No. 1 Must-Have: “I'm torn between compassion and patience.”
Consuelo Lockhart was born in Guatemala before being adopted by American parents and raised in Michigan. In high school, she had the opportunity to return to Guatemala to discover her own heritage and reconnect with her biological family. “Seeing the living conditions of the whole population — especially the women — really opened my eyes,” Lockhart said. “I realized I was a lucky one. I had the ability to pursue a degree, to choose if and when to have children.

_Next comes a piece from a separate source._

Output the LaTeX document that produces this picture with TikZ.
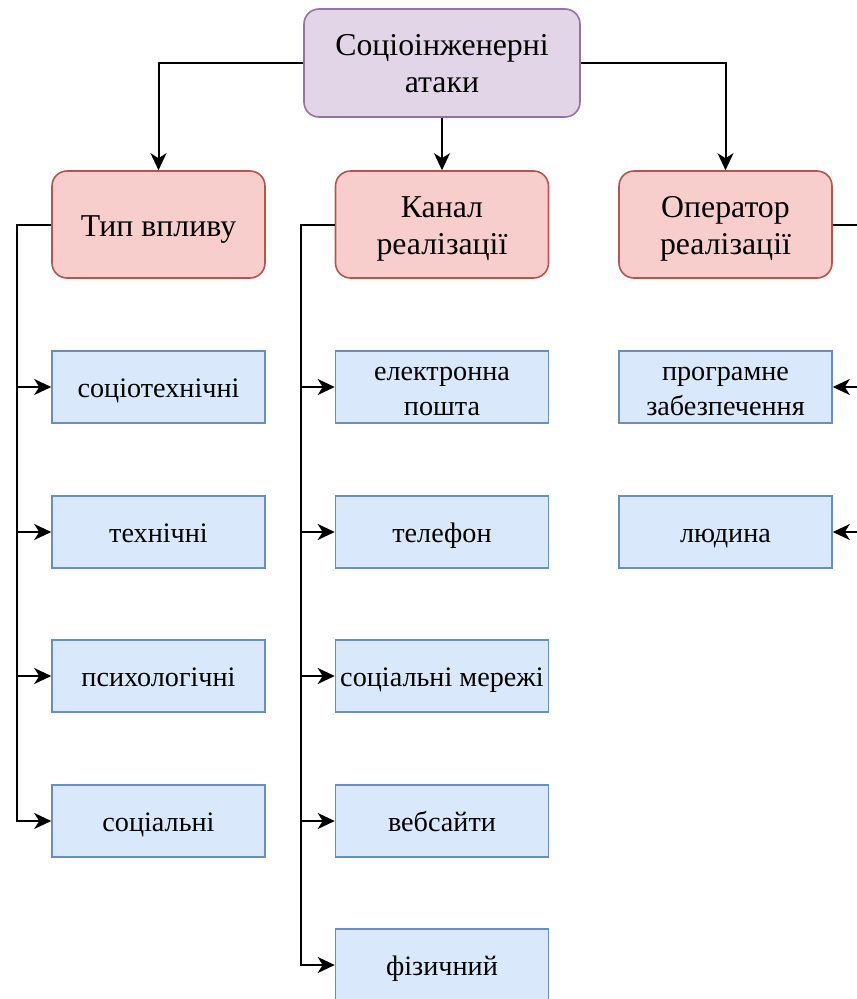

I could focus on a career for myself.” Lockhart hoped to inspire and influence women in Guatemala and make her family proud by harnessing her opportunities, hopefully making a name for herself in the meantime.
While Lockhart was pursuing a Bachelor of Fine Arts with a concentration in functional art from Kendall College of Art and Design, an art professor challenged the class to use a different medium than they were accustomed to for a specific project. Since Lockhart worked mostly with wood materials, the professor encouraged her to take a stab at welding. “I’d never heard about welding growing up, or even the trades in general,” says Lockhart. If it hadn’t been for that professor pushing her out of her comfort zone, she noted, “I most likely would have never touched a welder, and I basically fell in love with it the first time I tried it.”

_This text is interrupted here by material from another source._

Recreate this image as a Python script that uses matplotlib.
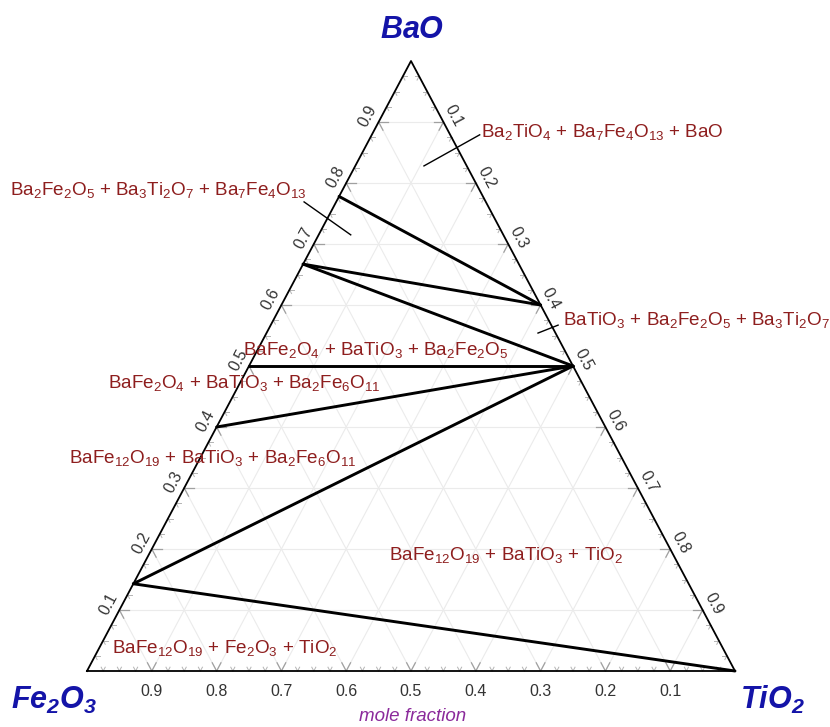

Once Lockhart was hooked on the trade, she knew she had to pursue a career that included welding. So, she secured a grant that covered a welding and fabrication job training program at a local community college. After the only other woman in the program dropped out, Lockhart said: “I was the only female, so I didn’t have any other women to talk to. Luckily, I had a male professor who was really supportive.” As one of the first two students to complete the course early, Lockhart was sponsored by the college to construct a large metal piece for an art competition, which helped secure her first welding job before she had fully completed the training program.
In 2016, Lockhart moved from Grand Rapids, Michigan, to Indianapolis, Indiana, and applied for the director position at a makerspace location in Indianapolis, which is a place of collaboration that houses all the necessary tools for specific type of creative projects. “I was very honest with them. I said, ‘I don’t know all the things that I need to do to make a space like this work, but I’m always willing to learn and research. If don’t know something, I will figure it out,’” said Lockhart. She got the position and began building the organization from the ground up. But it wasn’t long before the women of Guatemala, and Latinas in general, were at the forefront of her mind.

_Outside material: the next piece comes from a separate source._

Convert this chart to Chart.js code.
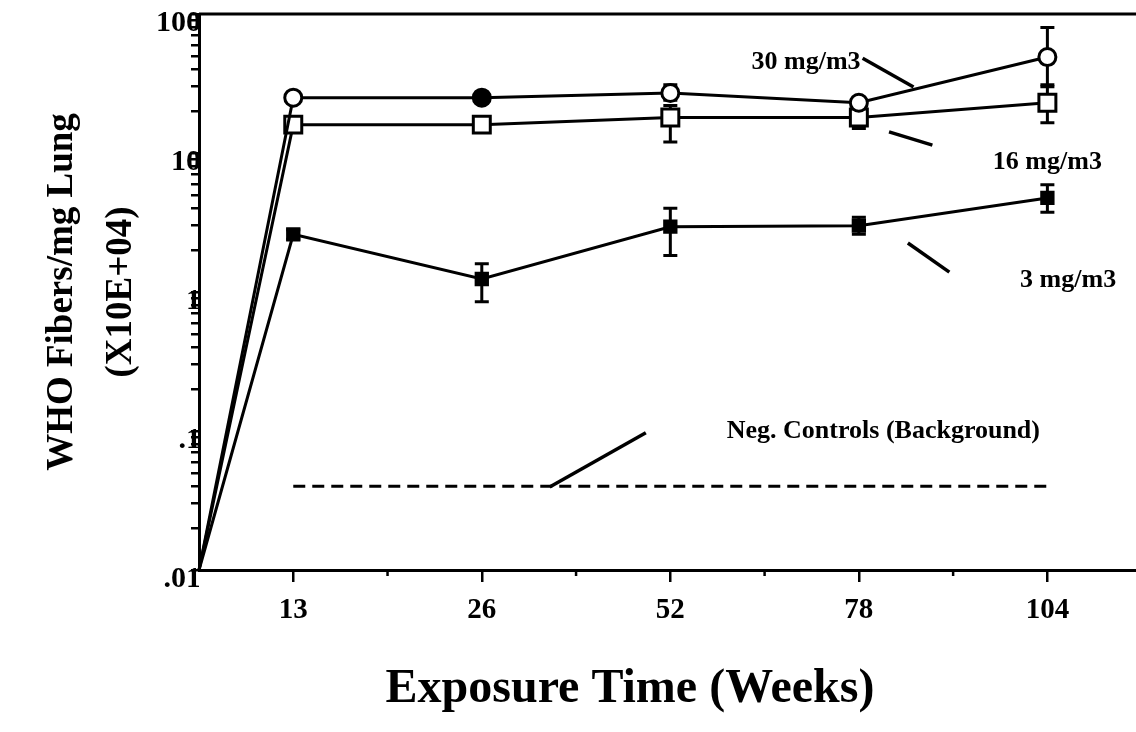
<!DOCTYPE html>
<html><head><meta charset="utf-8">
<script src="https://cdn.jsdelivr.net/npm/chart.js@4.4.1/dist/chart.umd.min.js"></script>
<style>html,body{margin:0;padding:0;background:#fff;}canvas{display:block;}</style>
</head><body>
<canvas id="c" width="1136" height="732"></canvas>
<script>
// ---------------- data ----------------
const weekLabels = ['13', '26', '52', '78', '104'];
const xIndex = [-0.5, 0, 1, 2, 3, 4];          // origin, then 13..104 weeks (category index)
const s30   = [0.01, 25, 25, 27, 23, 49];
const s30Hi = [null, null, 27, 31, 25, 80];
const s30Lo = [null, null, 23, 24, 21, 30];
const s16   = [0.01, 16, 16, 18, 18, 23];
const s16Hi = [null, 17, 17, 22, 20, 31];
const s16Lo = [null, 15, 15, 12, 15, 16.5];
const s3    = [0.01, 2.6, 1.24, 2.95, 3.0, 4.75];
const s3Hi  = [null, 2.8, 1.6, 4.0, 3.45, 5.9];
const s3Lo  = [null, 2.4, 0.85, 1.83, 2.6, 3.75];
const negControl = [0.04, 0.04];
const negX = [0, 4];
const yMajorLabels = { '-2': '.01', '-1': '.1', '0': '1', '1': '10', '2': '100' };

// ---------------- styling / annotation layout ----------------
const FONT = '"Liberation Serif", "Times New Roman", serif';
const annotations = [
  { text: '30 mg/m3', tx: 2.72, ty: 45, line: [3.02, 48, 3.29, 29.8], size: 26 },
  { text: '16 mg/m3', tx: 4.0, ty: 8.6, line: [3.16, 14.2, 3.39, 11.4], size: 26 },
  { text: '3 mg/m3', tx: 4.11, ty: 1.21, line: [3.26, 2.25, 3.48, 1.39], size: 26 },
  { text: 'Neg. Controls (Background)', tx: 3.13, ty: 0.099, line: [1.36, 0.0395, 1.87, 0.097], size: 26 }
];

const pts = (ys) => ys.map((v, i) => ({ x: xIndex[i], y: v }));

const errorBars = {
  id: 'errorBars',
  beforeDatasetsDraw(chart) {
    const ctx = chart.ctx, xs = chart.scales.x, ys = chart.scales.y;
    ctx.save();
    ctx.strokeStyle = '#000';
    ctx.lineWidth = 3;
    chart.data.datasets.forEach(ds => {
      if (!ds.errHi) return;
      ds.data.forEach((p, i) => {
        const hi = ds.errHi[i], lo = ds.errLo[i];
        if (hi == null) return;
        const px = xs.getPixelForValue(p.x);
        const yh = ys.getPixelForValue(hi), yl = ys.getPixelForValue(lo);
        ctx.beginPath();
        ctx.moveTo(px, yh); ctx.lineTo(px, yl);
        ctx.moveTo(px - 7, yh); ctx.lineTo(px + 7, yh);
        ctx.moveTo(px - 7, yl); ctx.lineTo(px + 7, yl);
        ctx.stroke();
      });
    });
    ctx.restore();
  }
};

const decor = {
  id: 'decor',
  afterDraw(chart) {
    const ctx = chart.ctx, xs = chart.scales.x, ys = chart.scales.y, a = chart.chartArea;
    ctx.save();
    ctx.strokeStyle = '#000';
    ctx.fillStyle = '#000';
    // top frame line
    ctx.lineWidth = 3;
    ctx.beginPath(); ctx.moveTo(a.left, a.top); ctx.lineTo(a.right, a.top); ctx.stroke();
    // minor x ticks
    ctx.lineWidth = 2.5;
    [0.5, 1.5, 2.5, 3.5].forEach(v => {
      const px = xs.getPixelForValue(v);
      ctx.beginPath(); ctx.moveTo(px, a.bottom); ctx.lineTo(px, a.bottom + 6); ctx.stroke();
    });
    // annotations
    annotations.forEach(an => {
      ctx.lineWidth = 3.5;
      ctx.beginPath();
      ctx.moveTo(xs.getPixelForValue(an.line[0]), ys.getPixelForValue(an.line[1]));
      ctx.lineTo(xs.getPixelForValue(an.line[2]), ys.getPixelForValue(an.line[3]));
      ctx.stroke();
      ctx.font = 'bold ' + an.size + 'px ' + FONT;
      ctx.textAlign = 'center';
      ctx.textBaseline = 'middle';
      ctx.fillText(an.text, xs.getPixelForValue(an.tx), ys.getPixelForValue(an.ty));
    });
    // x axis title
    ctx.font = 'bold 48px ' + FONT;
    ctx.textAlign = 'center';
    ctx.textBaseline = 'middle';
    ctx.fillText('Exposure Time (Weeks)', 630, 690);
    ctx.restore();
  }
};

const seriesStyle = {
  borderColor: '#000', borderWidth: 3, tension: 0, fill: false, clip: false,
  pointBorderColor: '#000', pointBorderWidth: 3
};

new Chart(document.getElementById('c'), {
  type: 'line',
  data: {
    datasets: [
      Object.assign({}, seriesStyle, {
        label: '30 mg/m3', data: pts(s30), errHi: s30Hi, errLo: s30Lo,
        pointStyle: 'circle', pointRadius: [0, 8.5, 8.5, 8.5, 8.5, 8.5],
        pointBackgroundColor: ['#fff', '#fff', '#000', '#fff', '#fff', '#fff']
      }),
      Object.assign({}, seriesStyle, {
        label: '16 mg/m3', data: pts(s16), errHi: s16Hi, errLo: s16Lo,
        pointStyle: 'rect', pointRadius: [0, 12, 12, 12, 12, 12],
        pointBackgroundColor: '#fff'
      }),
      Object.assign({}, seriesStyle, {
        label: '3 mg/m3', data: pts(s3), errHi: s3Hi, errLo: s3Lo,
        pointStyle: 'rect', pointRadius: [0, 8, 8, 8, 8, 8],
        pointBackgroundColor: '#000'
      }),
      {
        label: 'Neg. Controls (Background)',
        data: negControl.map((v, i) => ({ x: negX[i], y: v })),
        borderColor: '#000', borderWidth: 3, borderDash: [12, 7],
        pointRadius: 0, fill: false
      }
    ]
  },
  options: {
    responsive: false,
    animation: false,
    devicePixelRatio: 1,
    layout: { autoPadding: false, padding: { top: 14, right: 0, left: 0, bottom: 0 } },
    plugins: { legend: { display: false }, tooltip: { enabled: false } },
    scales: {
      x: {
        type: 'linear', min: -0.5, max: 4.47,
        afterBuildTicks: s => { s.ticks = weekLabels.map((_, i) => ({ value: i })); },
        afterFit: s => { s.height = 162; s.paddingLeft = 0; s.paddingRight = 0; },
        ticks: {
          callback: v => weekLabels[v] ?? '',
          color: '#000', padding: 11, maxRotation: 0, autoSkip: false,
          font: { family: FONT, size: 29, weight: 'bold' }
        },
        grid: { drawOnChartArea: false, drawTicks: true, tickLength: 12, lineWidth: 2.5, color: '#000' },
        border: { display: true, width: 3, color: '#000' }
      },
      y: {
        type: 'logarithmic', min: 0.01, max: 100,
        afterBuildTicks: s => {
          const t = [];
          for (let e = -2; e <= 2; e++) {
            for (let m = 1; m <= 9; m++) {
              if (e === 2 && m > 1) break;
              t.push({ value: m * Math.pow(10, e) });
            }
          }
          s.ticks = t;
        },
        afterFit: s => { s.width = 199; s.paddingTop = 0; s.paddingBottom = 0; },
        ticks: {
          callback: v => {
            const l = Math.log10(v), r = Math.round(l);
            return Math.abs(l - r) < 1e-9 ? yMajorLabels[String(r)] : '';
          },
          color: '#000', padding: -10, labelOffset: 9, autoSkip: false,
          font: { family: FONT, size: 30, weight: 'bold' }
        },
        grid: { drawOnChartArea: false, drawTicks: true, tickLength: 8, lineWidth: 2.5, color: '#000' },
        border: { display: true, width: 3, color: '#000' },
        title: {
          display: true,
          text: ['WHO Fibers/mg Lung', '(X10E+04)'],
          color: '#000',
          font: { family: FONT, size: 37, weight: 'bold', lineHeight: 1.62 },
          padding: { top: 32, bottom: 0 }
        }
      }
    }
  },
  plugins: [errorBars, decor]
});
</script>
</body></html>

“I realized if I don’t do this now, if I don’t at least try to pilot what I want to do with this school, then I don’t know if I ever will,” says Lockhart. “So, I asked five of my Latina friends if they would go through a 10-week welding course, and all of them were like, ‘What’s welding?’” She knew it was a tall order, but she was determined to make it work. Once the community saw what she was up to, they were intrigued and impressed, asking to donate money to Lockhart and the space. Soon she had an official organization — Latinas Welding Guild, Inc. — a nonprofit, offering welding training and job placement for marginalized groups.
For the first two years, Lockhart was only able to work at the nonprofit part-time, running three cohorts and five students per class in a 10-week program. However, the program did not provide any certification at the time. “I’m not certified. I’ve never taken a certification test,” said Lockhart, “but that has never prevented me from having any opportunities. I expressed that to students, but I also understood the importance of having some sort of credential that justified the education we were offering.” She knew that providing students with certification was crucial, as it helped secure funding by giving Latinas Welding Guild, Inc., the option of accreditation and helped students find job placement upon graduation. In true Lockhart fashion, she figured out how to offer certification, as well.
Right as Lockhart and crew were preparing to offer a series of classes, the COVID-19 pandemic threw a wrench in the plan. Despite conditions, they were still able to certify 17 students while also launching custom fabrication. The guild was inundated with projects, as many people were quarantined at home, wanting to get things done. In summer 2020, the program opened again for classes. And in 2021, the program graduated 45 students. Now, the class schedules follow the local school system’s calendar to prevent mothers from scrambling to find childcare during training hours.
This year, the guild launched its first two-week, coed welding boot camp, and this fall, the guild launched an equitable employment program, focused on job readiness through self-advocacy, interview preparation and soft-skills training. “It’s really about knowing their rights as an employee,” said Lockhart. “If students are put into situations with potential employers that they’re not comfortable with, they have a group of advisers who will help them. We can’t force employers to care or acknowledge the struggles that marginalized people face.” How to help fix this problem is the question Lockhart continually asks herself.
Though Lockhart is now able to take a salary and pay staff, “The guild is still a grassroots organization,” she said. “But women are graduating the program, whose kids are seeing their moms, seeing women, as capable of having a career and not being forced to stay at home. Now they can actually have the tools to feel more confident, empowered and prove, not just to their family but to themselves, that they can do this.”